- Native name: Дарья Григорьевна Дьяченко
- Born: 2 April 1924 Kumari, Mykolaiv Oblast, Ukrainian SSR, Soviet Union
- Died: 2 April 1944 (aged 20) Tiraspol, Transnistria Governorate
- Allegiance: Soviet Union
- Awards: Hero of the Soviet Union Order of Lenin

= Darya Dyachenko =

Soviet Ukrainian partisan (1924–1944)

Darya Grigorievna Dyachenko (Да́рья Григо́рьевна Дьяче́нко; 2 April 1924 – 2 April 1944) was a member of the underground Komsomol guerrilla organization based in Mykolaiv and the head of the partisan group's youth chapter. She was posthumously awarded the title Hero of the Soviet Union on 1 July 1958 by decree of the Supreme Soviet.

== Early life ==
Dyachenko was born on 2 April 1924 to a Ukrainian peasant family in the village of Kumari. She did not complete secondary school while she was living in Lviv. After the German invasion of the Soviet Union in 1941 her father, who had been the chairman of the district committee, was sent to the warfront while Darya and her mother moved to Novo-Andreyevka to live with her grandmother. She was a member of the Komsomol.

==Partisan activities==
When the Germans occupied her village, Dyachenko joined the resistance movement after meeting with Parfentiy Grechanyy, the leader of the Komosmol organization "Partisan spark". The partisan group was founded in 1941 by the principal of the secondary school in Krymka village. Each cell was composed of five people, and after obtaining typewriters and radios they summarized Sovinformburo broadcasts on paper and spread out the messages via leaflets. They also collected leaflets airdropped by Soviet planes and distributed them among the village.

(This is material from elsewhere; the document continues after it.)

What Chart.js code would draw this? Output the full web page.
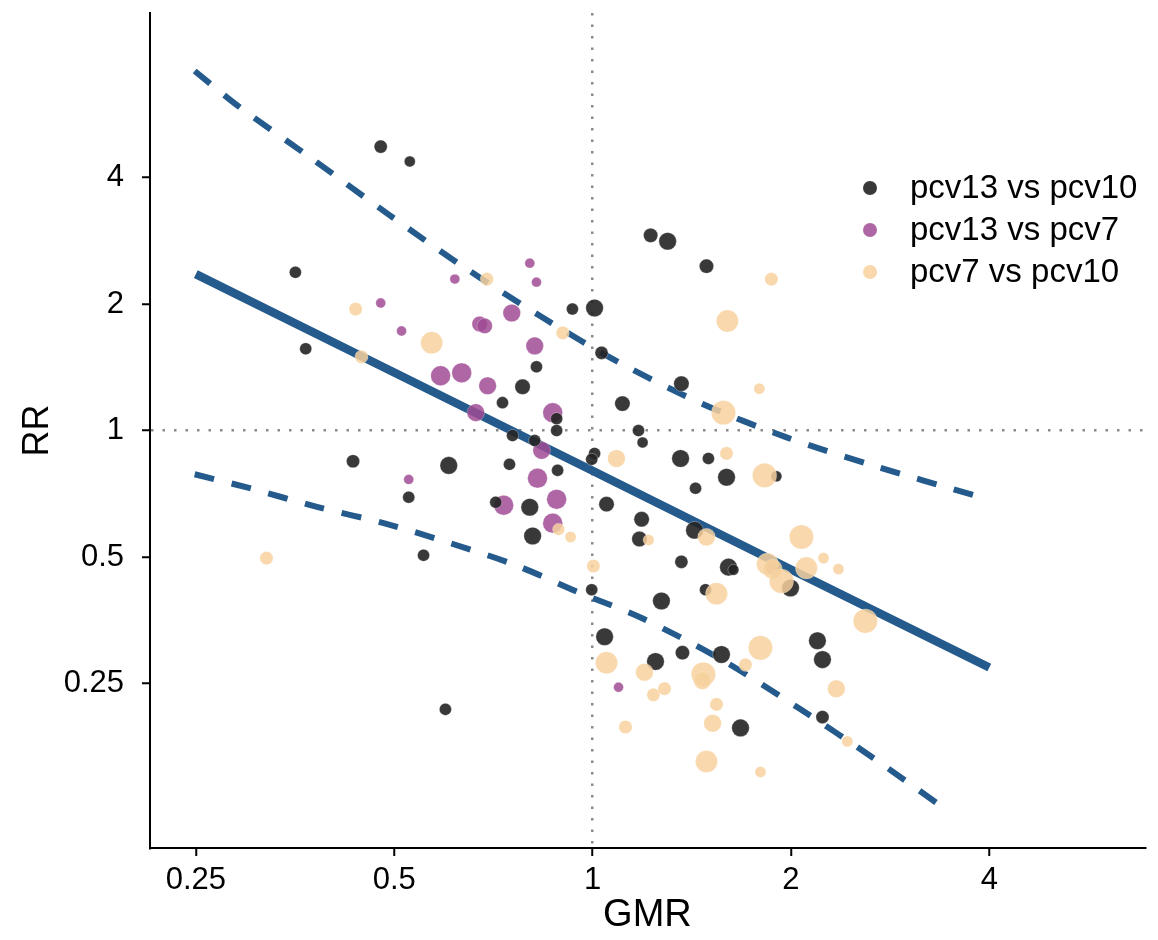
<!DOCTYPE html>
<html>
<head>
<meta charset="utf-8">
<script src="https://cdn.jsdelivr.net/npm/chart.js@4.4.0/dist/chart.umd.min.js"></script>
<style>
  body { margin: 0; background: #fff; }
  #wrap { width: 1158px; height: 940px; position: relative; }
</style>
</head>
<body>
<div id="wrap"><canvas id="chart"></canvas></div>
<script>
// --- DATA ---
const xTicks = [0.25, 0.5, 1, 2, 4];
const yTicks = [0.25, 0.5, 1, 2, 4];
const seriesNames = ["pcv13 vs pcv10", "pcv13 vs pcv7", "pcv7 vs pcv10"];

// pcv13 vs pcv10
const gmr10 = [0.477,0.528,0.354,0.367,0.433,0.526,0.554,0.598,0.605,0.932,1.007,1.032,0.822,0.783,1.110,0.730,0.882,0.882,1.174,1.191,0.756,0.817,1.007,0.997,0.748,0.885,1.050,1.187,1.178,0.713,0.803,0.811,0.997,1.225,1.300,1.489,1.364,1.360,1.499,1.597,1.901,1.433,1.428,1.364,1.608,1.636,1.875,1.997,1.484,1.272,1.043,2.194,2.233,1.246,1.369,1.569,2.233,1.677];
const rr10 = [4.74,4.37,2.38,1.565,0.845,0.694,0.505,0.217,0.826,1.946,1.957,1.531,1.418,1.271,1.159,1.165,1.067,1.0,1.0,0.937,0.973,0.947,0.882,0.854,0.831,0.804,0.668,0.615,0.552,0.675,0.657,0.561,0.418,2.914,2.821,2.461,1.293,0.858,0.858,0.774,0.778,0.729,0.579,0.487,0.473,0.466,0.471,0.422,0.418,0.393,0.323,0.316,0.285,0.282,0.296,0.293,0.208,0.196];
const size10 = [6,5,5.5,5.5,6,5.5,5.5,5.5,8,5.5,8,6,5.5,7,7,5.5,5.5,5.5,5.5,5,5.5,5.5,5.5,5.5,5.5,5.5,7,7,7,5.5,8,8,5.5,6.5,8,6.5,7,8,5.5,8,5,5.5,8,6,8,5,6,8,5.5,8,8,8,8,8,6.5,8,6,8];

// pcv13 vs pcv7
const gmr7 = [0.803,0.618,0.822,0.477,0.513,0.754,0.674,0.686,0.817,0.588,0.633,0.693,0.665,0.870,0.837,0.825,0.526,0.733,0.882,0.870,1.095];
const rr7 = [2.502,2.293,2.255,2.011,1.726,1.904,1.793,1.774,1.590,1.350,1.372,1.278,1.103,1.103,0.897,0.770,0.765,0.664,0.686,0.602,0.245];
const size7 = [4.5,4.5,4.5,4.5,4.5,8,7,7,8,9,9,8,8,9,8,9,4.5,9,9,9,4.5];

// pcv7 vs pcv10
const gmrP = [0.691,0.437,0.570,0.901,0.446,0.320,1.087,0.888,0.926,1.003,1.868,1.602,1.791,1.580,1.597,1.824,1.216,1.489,2.075,2.241,2.361,1.843,1.875,2.111,1.935,1.542,2.594,1.050,1.798,1.706,1.199,1.473,1.468,1.237,1.286,2.344,1.542,1.122,1.521,2.436,1.489,1.798];
const rrP = [2.293,1.946,1.617,1.707,1.498,0.497,0.858,0.582,0.558,0.476,2.293,1.823,1.258,1.103,0.882,0.782,0.549,0.558,0.558,0.497,0.468,0.481,0.468,0.471,0.438,0.409,0.352,0.280,0.304,0.277,0.266,0.263,0.254,0.235,0.243,0.243,0.223,0.197,0.201,0.182,0.163,0.154];
const sizeP = [6,6,10,6,6,6,8,5.5,5,6,6,10,5,11,6,11,5,8,11,5,5,10,9,10,11,10,11,10,11,6,8,11,8,6,6,8,6,6,8,5,10,5];

// fitted line and band
const fitGmr = [0.25, 0.5, 1, 2, 4];
const fitRr = [2.356, 1.374, 0.802, 0.467, 0.273];
const upperGmr = [0.249,0.291,0.377,0.490,0.635,0.834,1.099,1.463,1.97,2.66,3.80];
const upperRr = [7.17,5.89,4.41,3.27,2.46,1.87,1.45,1.16,0.963,0.826,0.701];
const lowerGmr = [0.249,0.302,0.383,0.482,0.607,0.762,0.956,1.187,1.569,2.06,2.67,3.42];
const lowerRr = [0.787,0.729,0.657,0.602,0.540,0.479,0.411,0.358,0.285,0.218,0.166,0.126];

// --- HELPERS ---
const bubbles = (xs, ys, rs) => xs.map((x, i) => ({ x: x, y: ys[i], r: rs[i] * 1.1 }));
const pts = (xs, ys) => xs.map((x, i) => ({ x: x, y: ys[i] }));
const fmt = v => String(v);

const colors = ["rgba(35,35,35,0.9)", "rgba(160,75,148,0.85)", "rgba(247,209,158,0.85)"];
const lineBlue = "#245a8c";
const FONT = "'Liberation Sans', Arial, Helvetica, sans-serif";

// legend drawn inside the plot, top right
const insideLegend = {
    id: "insideLegend",
    afterDraw(chart) {
        const ctx = chart.ctx;
        ctx.save();
        ctx.font = "33px " + FONT;
        ctx.textBaseline = "middle";
        seriesNames.forEach((name, i) => {
            const y = 188 + i * 42;
            ctx.beginPath();
            ctx.arc(870, y, 7, 0, Math.PI * 2);
            ctx.fillStyle = colors[i];
            ctx.fill();
            ctx.fillStyle = "#000";
            ctx.fillText(name, 910, y + 1);
        });
        ctx.restore();
    }
};

const dotGrid = ctx => (ctx.tick && ctx.tick.value === 1) ? "#8a8a8a" : "rgba(0,0,0,0)";
const noPad = s => { s.paddingTop = 0; s.paddingBottom = 0; s.paddingLeft = 0; s.paddingRight = 0; };

new Chart(document.getElementById("chart").getContext("2d"), {
    type: "bubble",
    data: {
        datasets: [
            {
                label: seriesNames[1],
                data: bubbles(gmr7, rr7, size7),
                backgroundColor: colors[1],
                borderColor: "rgba(255,255,255,0.25)",
                borderWidth: 1,
                order: 3
            },
            {
                label: seriesNames[0],
                data: bubbles(gmr10, rr10, size10),
                backgroundColor: colors[0],
                borderColor: "rgba(255,255,255,0.3)",
                borderWidth: 1,
                order: 2
            },
            {
                label: seriesNames[2],
                data: bubbles(gmrP, rrP, sizeP),
                backgroundColor: colors[2],
                borderColor: "rgba(255,255,255,0.2)",
                borderWidth: 1,
                order: 1
            },
            {
                type: "line",
                label: "fit",
                data: pts(fitGmr, fitRr),
                borderColor: lineBlue,
                borderWidth: 8.5,
                pointRadius: 0,
                fill: false,
                order: 4
            },
            {
                type: "line",
                label: "upper",
                data: pts(upperGmr, upperRr),
                borderColor: lineBlue,
                borderWidth: 6,
                borderDash: [20, 18],
                pointRadius: 0,
                tension: 0.3,
                fill: false,
                order: 4
            },
            {
                type: "line",
                label: "lower",
                data: pts(lowerGmr, lowerRr),
                borderColor: lineBlue,
                borderWidth: 6,
                borderDash: [20, 18],
                pointRadius: 0,
                tension: 0.3,
                fill: false,
                order: 4
            }
        ]
    },
    options: {
        responsive: true,
        maintainAspectRatio: false,
        animation: false,
        layout: { padding: { top: 10, right: 8, left: 0, bottom: 0 } },
        plugins: {
            legend: { display: false },
            tooltip: { enabled: false }
        },
        scales: {
            x: {
                type: "logarithmic",
                min: 0.213,
                max: 6.89,
                afterBuildTicks: s => { s.ticks = xTicks.map(v => ({ value: v })); },
                afterFit: s => { s.height = 92; noPad(s); },
                border: { color: "#000", width: 2, dash: [2.5, 9] },
                grid: {
                    color: dotGrid,
                    lineWidth: 2.5,
                    drawTicks: true,
                    tickLength: 8,
                    tickColor: "#000",
                    tickWidth: 2,
                    tickBorderDash: []
                },
                ticks: {
                    color: "#000",
                    font: { family: FONT, size: 31 },
                    padding: 6,
                    maxRotation: 0,
                    autoSkip: false,
                    callback: fmt
                },
                title: {
                    display: true,
                    text: "GMR",
                    color: "#000",
                    font: { family: FONT, size: 38 },
                    padding: { top: 0, bottom: 2 }
                }
            },
            y: {
                type: "logarithmic",
                min: 0.1015,
                max: 9.85,
                afterBuildTicks: s => { s.ticks = yTicks.map(v => ({ value: v })); },
                afterFit: s => { s.width = 150; noPad(s); },
                border: { color: "#000", width: 2, dash: [2.5, 9] },
                grid: {
                    color: dotGrid,
                    lineWidth: 2.5,
                    drawTicks: true,
                    tickLength: 8,
                    tickColor: "#000",
                    tickWidth: 2,
                    tickBorderDash: []
                },
                ticks: {
                    color: "#000",
                    font: { family: FONT, size: 31 },
                    padding: 18,
                    autoSkip: false,
                    callback: fmt
                },
                title: {
                    display: true,
                    text: "RR",
                    color: "#000",
                    font: { family: FONT, size: 36 },
                    padding: { top: 16, bottom: 0 }
                }
            }
        }
    },
    plugins: [insideLegend]
});
</script>
</body>
</html>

The partisans collected armaments and trained in the use of grenades and rifles before they began engaging in sabotage. On one mission the cell led by Dyachenko derailed a train carrying German soldiers and their supplies. She was the organizer of a plot to help 200 Soviet prisoners of war escape from a camp. After befriending the group of Romanian prison guards Dyachenko and her comrades invited them to a party and got them drunk before releasing the prisoners of war.

In February 25 partisans from the "partisan spark" detachment were arrested by the Gestapo. On 1 March 1943 Dyachenko was arrested and sent to a prison in Tiraspol. She intended to escape and her friends collected 6,000 German marks to bribe a guard to help her escape, but the plot was discovered and both Dyachenko and the guard were shot on 2 April 1944.